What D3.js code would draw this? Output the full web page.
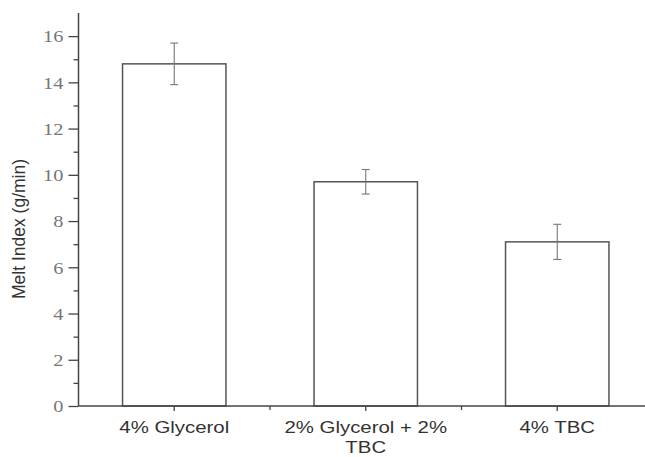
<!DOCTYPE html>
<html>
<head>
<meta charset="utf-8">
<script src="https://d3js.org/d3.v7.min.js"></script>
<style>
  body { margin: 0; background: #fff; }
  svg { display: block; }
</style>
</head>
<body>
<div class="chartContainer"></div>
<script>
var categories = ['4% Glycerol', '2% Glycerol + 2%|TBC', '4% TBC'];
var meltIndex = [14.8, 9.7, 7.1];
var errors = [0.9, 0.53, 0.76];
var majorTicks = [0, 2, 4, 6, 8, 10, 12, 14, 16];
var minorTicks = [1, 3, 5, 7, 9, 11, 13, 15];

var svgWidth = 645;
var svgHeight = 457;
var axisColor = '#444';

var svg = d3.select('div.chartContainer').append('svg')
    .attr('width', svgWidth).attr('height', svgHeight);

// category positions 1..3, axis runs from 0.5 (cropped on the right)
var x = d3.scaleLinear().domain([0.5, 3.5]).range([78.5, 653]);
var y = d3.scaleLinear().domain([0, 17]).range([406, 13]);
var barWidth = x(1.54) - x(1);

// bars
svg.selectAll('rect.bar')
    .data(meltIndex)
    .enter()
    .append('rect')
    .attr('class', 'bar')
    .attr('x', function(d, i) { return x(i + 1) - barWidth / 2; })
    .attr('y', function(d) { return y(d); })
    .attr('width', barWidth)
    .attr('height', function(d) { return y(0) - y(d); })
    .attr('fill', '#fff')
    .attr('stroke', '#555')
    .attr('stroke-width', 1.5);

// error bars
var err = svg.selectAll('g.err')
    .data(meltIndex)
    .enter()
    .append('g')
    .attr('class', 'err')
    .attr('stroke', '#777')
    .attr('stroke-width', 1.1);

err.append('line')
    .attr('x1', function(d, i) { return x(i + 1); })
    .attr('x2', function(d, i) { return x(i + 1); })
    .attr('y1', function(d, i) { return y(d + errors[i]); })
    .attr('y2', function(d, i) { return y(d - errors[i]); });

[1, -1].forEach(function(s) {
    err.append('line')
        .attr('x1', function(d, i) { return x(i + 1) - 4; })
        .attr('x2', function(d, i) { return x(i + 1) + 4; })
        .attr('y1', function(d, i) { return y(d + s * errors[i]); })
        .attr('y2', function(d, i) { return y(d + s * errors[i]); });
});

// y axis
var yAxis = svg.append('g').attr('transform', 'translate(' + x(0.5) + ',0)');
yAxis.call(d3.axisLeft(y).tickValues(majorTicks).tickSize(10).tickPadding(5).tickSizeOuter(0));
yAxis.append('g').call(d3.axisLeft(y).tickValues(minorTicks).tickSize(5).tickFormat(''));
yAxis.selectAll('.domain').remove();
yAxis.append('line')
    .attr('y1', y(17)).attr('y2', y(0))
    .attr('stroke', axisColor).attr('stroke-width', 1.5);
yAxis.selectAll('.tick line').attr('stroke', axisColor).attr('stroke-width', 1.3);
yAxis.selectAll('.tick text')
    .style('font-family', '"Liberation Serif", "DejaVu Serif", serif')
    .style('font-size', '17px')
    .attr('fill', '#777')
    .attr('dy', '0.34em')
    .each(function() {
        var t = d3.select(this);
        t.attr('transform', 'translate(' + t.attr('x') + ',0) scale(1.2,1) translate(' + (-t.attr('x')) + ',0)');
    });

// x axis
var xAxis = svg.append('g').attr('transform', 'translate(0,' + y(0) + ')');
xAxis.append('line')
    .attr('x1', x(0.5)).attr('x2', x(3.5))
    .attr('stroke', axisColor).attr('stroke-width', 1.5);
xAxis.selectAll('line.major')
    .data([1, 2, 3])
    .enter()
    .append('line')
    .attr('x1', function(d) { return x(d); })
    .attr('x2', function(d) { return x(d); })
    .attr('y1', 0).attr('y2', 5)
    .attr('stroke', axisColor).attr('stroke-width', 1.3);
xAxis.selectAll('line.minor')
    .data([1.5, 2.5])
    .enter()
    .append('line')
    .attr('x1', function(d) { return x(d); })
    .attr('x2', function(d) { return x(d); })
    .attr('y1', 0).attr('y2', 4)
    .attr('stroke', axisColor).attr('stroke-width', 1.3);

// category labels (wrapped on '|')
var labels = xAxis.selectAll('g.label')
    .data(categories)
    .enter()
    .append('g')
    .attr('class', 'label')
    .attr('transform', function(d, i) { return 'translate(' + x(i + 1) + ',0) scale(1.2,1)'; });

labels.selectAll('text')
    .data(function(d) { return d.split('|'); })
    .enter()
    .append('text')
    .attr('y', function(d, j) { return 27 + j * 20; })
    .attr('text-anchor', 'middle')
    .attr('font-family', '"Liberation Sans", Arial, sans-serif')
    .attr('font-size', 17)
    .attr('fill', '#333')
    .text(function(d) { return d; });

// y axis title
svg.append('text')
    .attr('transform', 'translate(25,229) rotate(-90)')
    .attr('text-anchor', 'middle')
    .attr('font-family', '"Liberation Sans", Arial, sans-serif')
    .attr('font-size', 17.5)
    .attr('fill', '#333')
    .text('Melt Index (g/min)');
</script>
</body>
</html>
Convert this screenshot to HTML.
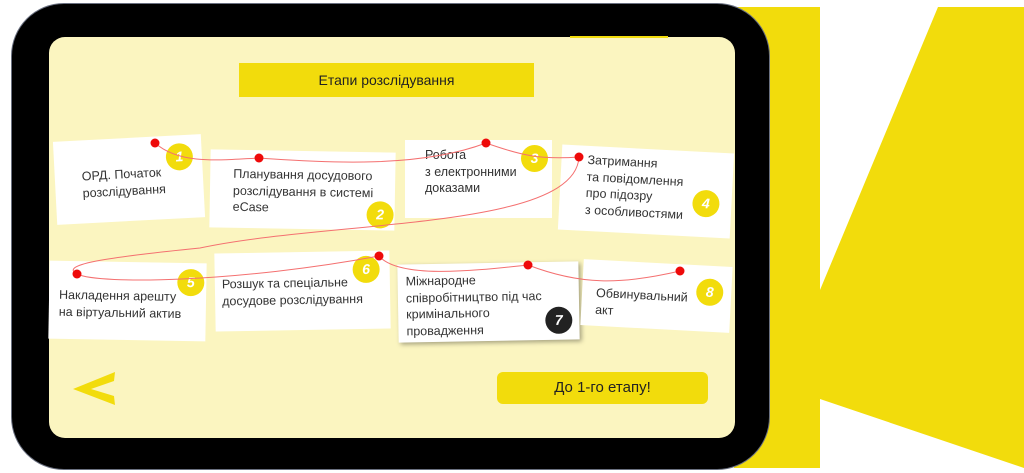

## [What is required]
Using the listing above, show every line that includes the string "this".

## [Response]
What D3.js code would draw this? Output the full web page.
        var t = d3.select(this);
Convert this screenshot to HTML.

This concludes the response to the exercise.